Sunday, May 17, 2009

A Pearly Excursion


The day’s events took me to Mikimoto in Costa Mesa.

In between sips of champagne and nibbles of tea sandwiches, I learned about the classification and making of pearls. They are formed slowly over time after a foreign object gets lodged inside the oyster or other mollusk having two shells. As a natural defense, the foreign object becomes a nucleus that is surrounded by layers of a protective coating, called a nacre. This sums up the formation of a pearl, which takes 6 months to 3 years in the making.
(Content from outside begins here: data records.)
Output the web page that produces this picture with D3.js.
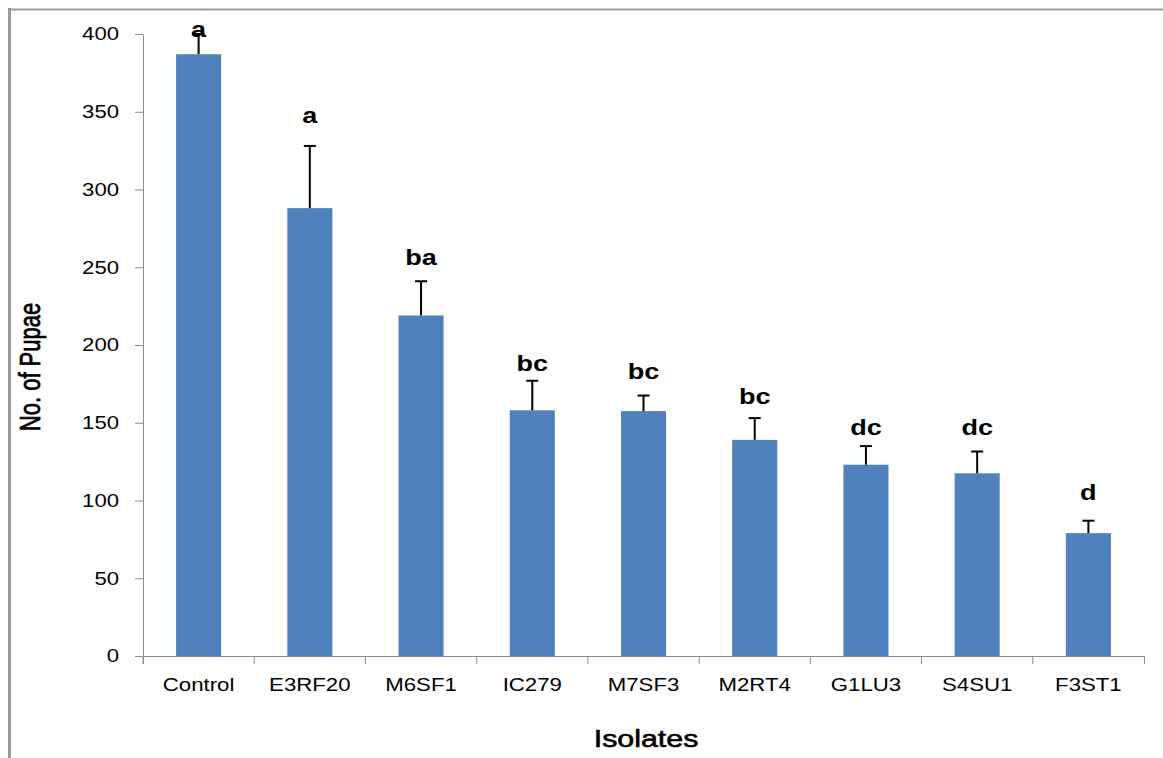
<!DOCTYPE html>
<html>
<head>
<meta charset="utf-8">
<script src="https://cdn.jsdelivr.net/npm/d3@7"></script>
<style>
  body { margin: 0; background: #fff; }
  svg { display: block; font-family: "Liberation Sans", Arial, sans-serif; }
</style>
</head>
<body>
<svg id="canvas"></svg>
<script>
const width = 1163, height = 758;

/* chart data */
const isolates = ["Control", "E3RF20", "M6SF1", "IC279", "M7SF3", "M2RT4", "G1LU3", "S4SU1", "F3ST1"];
const pupae = [387, 288, 219, 158, 157.5, 139, 123, 117.5, 79];
const errors = [13, 40, 22, 19, 10, 14, 12, 14, 8];
const letters = ["a", "a", "ba", "bc", "bc", "bc", "dc", "dc", "d"];
const letterAt = [398.3, 342.8, 251.4, 183.5, 178, 162, 142, 142, 100.3];
const yTicks = [0, 50, 100, 150, 200, 250, 300, 350, 400];

const barColor = "#4f81bd";
const axisColor = "#8c8c8c";
const stretch = 1.23;   // source picture is stretched sideways

const svg = d3.select("#canvas")
    .attr("width", width)
    .attr("height", height);

/* frame lines */
svg.append("line")
    .attr("x1", 9.5).attr("x2", 9.5)
    .attr("y1", 8).attr("y2", height)
    .attr("stroke", "#999").attr("stroke-width", 3);
svg.append("line")
    .attr("x1", 8).attr("x2", width)
    .attr("y1", 9.5).attr("y2", 9.5)
    .attr("stroke", "#999").attr("stroke-width", 2);

/* scales */
const x = d3.scaleBand()
    .domain(isolates)
    .range([143, 1144])
    .paddingInner(0.595)
    .paddingOuter(0.2975);

const y = d3.scaleLinear()
    .domain([0, 400])
    .range([656, 34]);

/* bars */
svg.append("g")
    .selectAll("rect")
    .data(isolates)
    .join("rect")
    .attr("x", d => x(d))
    .attr("y", (d, i) => y(pupae[i]))
    .attr("width", x.bandwidth())
    .attr("height", (d, i) => y(0) - y(pupae[i]))
    .attr("fill", barColor);

/* error bars */
const err = svg.append("g")
    .attr("stroke", "#000")
    .attr("stroke-width", 2)
    .selectAll("g")
    .data(isolates)
    .join("g")
    .attr("transform", d => `translate(${x(d) + x.bandwidth() / 2},0)`);

err.append("line")
    .attr("y1", (d, i) => y(pupae[i]))
    .attr("y2", (d, i) => y(pupae[i] + errors[i]));
err.append("line")
    .attr("x1", -6).attr("x2", 6)
    .attr("y1", (d, i) => y(pupae[i] + errors[i]))
    .attr("y2", (d, i) => y(pupae[i] + errors[i]));

/* significance letters */
svg.append("g")
    .selectAll("text")
    .data(isolates)
    .join("text")
    .attr("transform", (d, i) => `translate(${x(d) + x.bandwidth() / 2},${y(letterAt[i])}) scale(${stretch},1)`)
    .attr("text-anchor", "middle")
    .attr("font-size", 22)
    .attr("font-weight", "bold")
    .attr("fill", "#000")
    .text((d, i) => letters[i]);

/* y axis */
const yAxis = svg.append("g")
    .attr("transform", "translate(143,0)")
    .call(d3.axisLeft(y).tickValues(yTicks).tickSize(8).tickSizeOuter(0).tickPadding(0));
yAxis.select(".domain").attr("stroke", axisColor);
yAxis.selectAll(".tick line").attr("stroke", axisColor);
yAxis.selectAll(".tick text")
    .attr("x", null)
    .attr("transform", `translate(-24,0) scale(${stretch},1)`)
    .attr("font-size", 18)
    .attr("font-family", "'Liberation Sans', Arial, sans-serif")
    .attr("fill", "#000");

/* x axis */
const xAxis = svg.append("g")
    .attr("transform", "translate(0,656)")
    .call(d3.axisBottom(x).tickSize(0).tickSizeOuter(8).tickPadding(22));
xAxis.select(".domain").attr("stroke", axisColor);
xAxis.selectAll(".tick text")
    .attr("transform", `scale(1.17,1)`)
    .attr("font-size", 19)
    .attr("font-family", "'Liberation Sans', Arial, sans-serif")
    .attr("fill", "#000");

// tick marks sit between the bars
xAxis.append("g")
    .selectAll("line")
    .data(isolates)
    .join("line")
    .attr("x1", d => x(d) - x.step() * x.paddingInner() / 2)
    .attr("x2", d => x(d) - x.step() * x.paddingInner() / 2)
    .attr("y1", 0).attr("y2", 8)
    .attr("stroke", axisColor);

/* axis titles */
svg.append("text")
    .attr("transform", `translate(40,367) scale(1.3,1) rotate(-90)`)
    .attr("text-anchor", "middle")
    .attr("font-size", 22)
    .attr("fill", "#000")
    .attr("stroke", "#000")
    .attr("stroke-width", 0.6)
    .text("No. of Pupae");

svg.append("text")
    .attr("transform", `translate(646,746.5) scale(1.24,1)`)
    .attr("text-anchor", "middle")
    .attr("font-size", 24.5)
    .attr("fill", "#000")
    .attr("stroke", "#000")
    .attr("stroke-width", 0.6)
    .text("Isolates");
</script>
</body>
</html>
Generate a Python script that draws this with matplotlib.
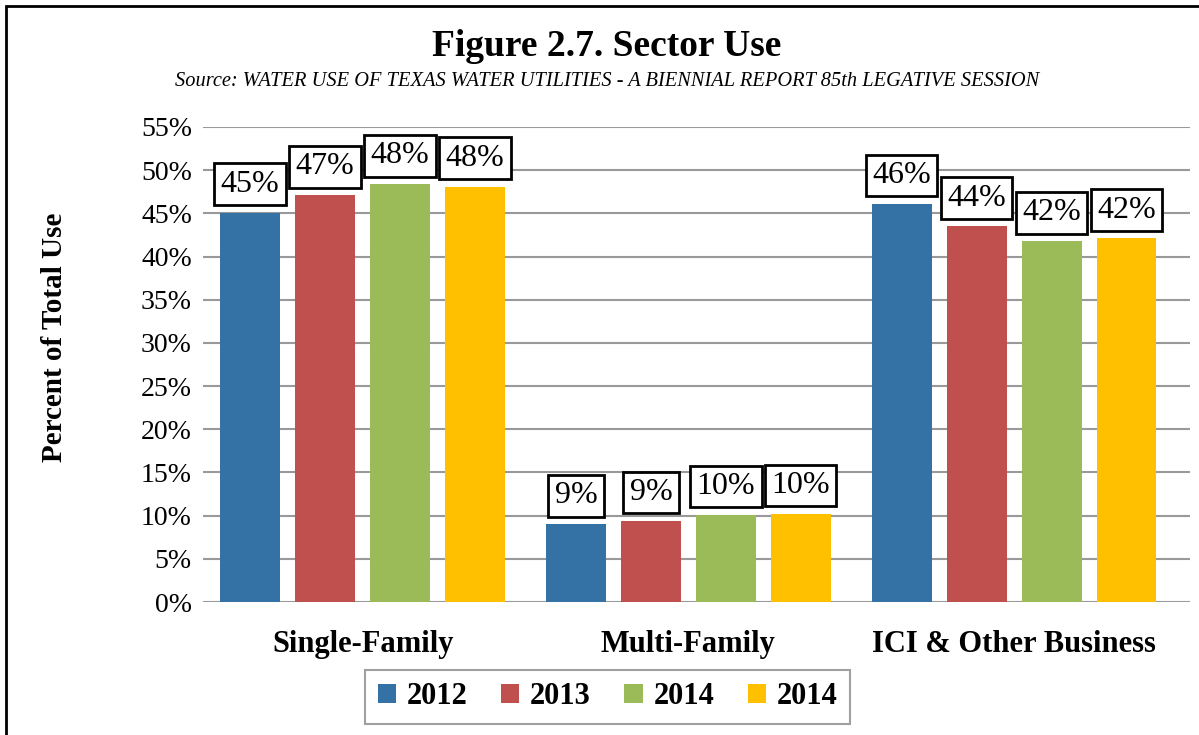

Mikimoto says that it only selects 3-5% of pearls harvested for its collections. In terms of size, pearls typically range from 3.5 mm to 14 mm. Although it is extremely rare to find pearls over 10mm in diameter, I saw many large pearls at Mikimoto, with one being identified as being over 20 mm. There are also sustainability issues surrounding pearls, with some species of mollusks being placed on the endangered species list due to environmental issues and overfarming.

Pearls come in a wide spectrum of colors from cream, to pink, gold, champagne to black, with white and pink rose rising in high demand for flattering the widest range of skin tones.
The different colors originate from different species and reflect the environments that the pearls originate from. The colour of the pearl tends to mirror the mollusk’s inner shell. They are cultivated in Australia, China, and Japan, to name a few. Gray pearls which range from having a greenish luster to varying shades of grey are often known as the South Sea variety. Other common areas of cultivation span from Tahiti, Philippines, Indonesia, to China. Pearls can also be dyed into different colors as is more common with the freshwater variety.

My trip was highlighted by an exquisite, show-stopping necklace combining large South Sea pearls, diamonds, and dark gemstones. Tres magnifique!